Erie County Comptroller Stefan Mychajliw recently released a report on the amount of overtime paid to political appointees in the initial 18 weeks of COVID-19 crisis work.
Under normal circumstances, the employees – known technically as managerial confidential workers – would not receive overtime.
But County Executive Mark Poloncarz’s emergency declaration at the onset of the pandemic lifted the provision. Poloncarz’s ruling gave the county the ability to seek federal reimbursement for COVID-19 expenses though the CARES Act.
Mychajliw’s report, issued July 16, revealed 54 of the political managerial appointees netted a combined $825,039. More than half – $441,655 – was distributed to the sheriff’s department. Top-level employees receiving funds in other county agencies included people working in the health, law and public works departments.
County Legislature Chairwoman April Baskin, D-Buffalo, had requested Mychajliw’s office audit the overtime pay.
Since the report’s release, Baskin and other officials have called for a more thorough explanation from Sheriff Timothy Howard on the rationale behind the overtime spending.
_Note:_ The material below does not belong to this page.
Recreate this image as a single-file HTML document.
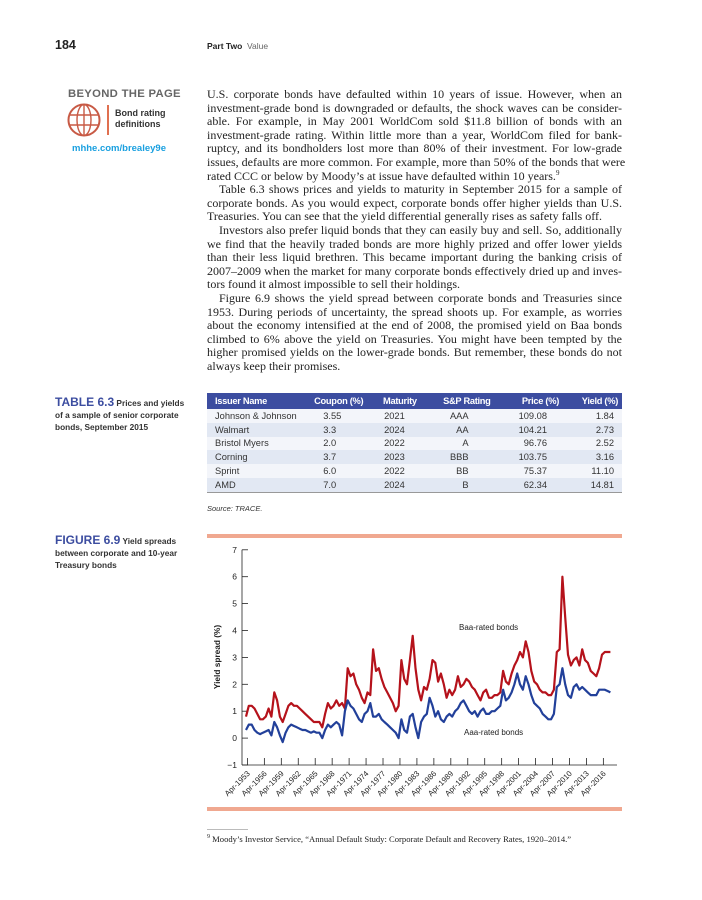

Other departments, Baskin said, have provided tracking through an electronic time keeping system, on the COVID-19 overtime funds.
“The sheriff’s office needs to provide similar documentation so the public can begin to get a full picture of the duties and responsibilities of the sheriff’s political appointees during this pandemic,” Baskin said in a statement.
While a specific timetable has not been announced, Baskin said she would take additional steps, if necessary.
“If the sheriff’s office refuses to provide the promised information, I will file a Freedom of Information request, and formal investigations will ensue,” Baskin said.
In a news release announcing his findings, Mychajliw revealed County Health Commissioner Gale Burstein received the largest amount of overtime compensation, totaling $83,996 within the 18-week period.
“No matter who pays the bill, we always need to remember this money comes from hard-working families and taxpayers,” Mychajliw said in a statement. “To put things in perspective, the more than $88,000 for 18 weeks of overtime and holiday pay for the health commissioner is more than two-and-a-half times what the average person in Erie County makes an entire year.”
The $825,039 overtime figure applies only to managerial confidential workers on the county payroll.
In total, Mychajliw said Erie County’s overtime bill seeking federal reimbursement for expenses related to COVID-19 is more than $3.21 million in the 18-week time frame.